Policja w brazylijskim stanie Bahia oraz w jego stolicy Salvadorze, trzecim co do wielkości mieście kraju, wróciła do pracy po 12 dniach strajku. To stwarza szanse na okiełznanie gangów przestępczych, które w tym czasie zabiły w tym rejonie 130 osób.

Policjanci zakończyli strajk w przeddzień rozpoczęcia słynnych na cały świat obchodów karnawałowych w Salwadorze. Uzyskali podwyżkę płac w wysokości 6,5 procent. Będą teraz zarabiali przeciętnie w przeliczeniu od 1 100 do 1 330 dolarów miesięcznie. Zdaniem brazylijskich mediów, na decyzję o przerwaniu strajku bardziej niż podwyżka uposażeń wpłynęło zawieszenie przez rząd wypłacania policjantom płac podczas protestu.

Kilkunastu funkcjonariuszy policji aresztowano pod zarzutem wandalizmu i wykorzystywania samochodów policyjnych do blokowania ruchu na drogach. Władze dysponują nagraniami rozmów telefonicznych, podczas których jeden z przywódców strajku kierował akcją podpalania samochodów ciężarowych w celu zablokowania ruchliwej drogi w stanie Bahia.

Rząd postanowił pozostawić na razie w tym stanie 3 000 żołnierzy. W czasie strajku zastępowali oni policję.

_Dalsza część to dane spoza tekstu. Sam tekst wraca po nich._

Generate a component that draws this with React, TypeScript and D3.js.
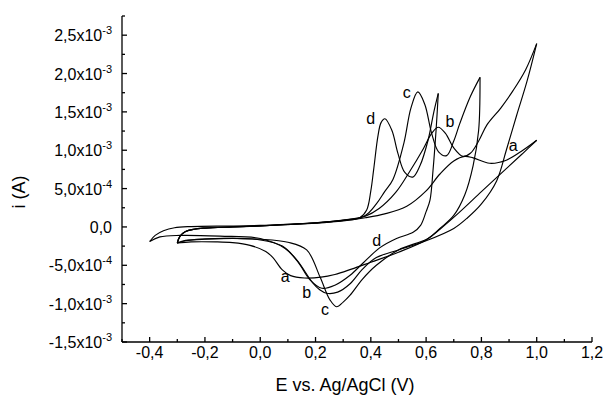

W Rio de Janeiro, gdzie policja ogłosiła strajk płacowy przed trzema dniami, przystąpiło do niego niewielu spośród 58 000 funkcjonariuszy pełniących tam służbę. Rio żyje już w całej pełni przygotowaniami do karnawału, podczas którego turyści zostawiają co roku w tym mieście co najmniej pół miliarda dolarów. Strajk policji budził ogromne obawy władz byłej stolicy Brazylii o bezpieczeństwo turystów.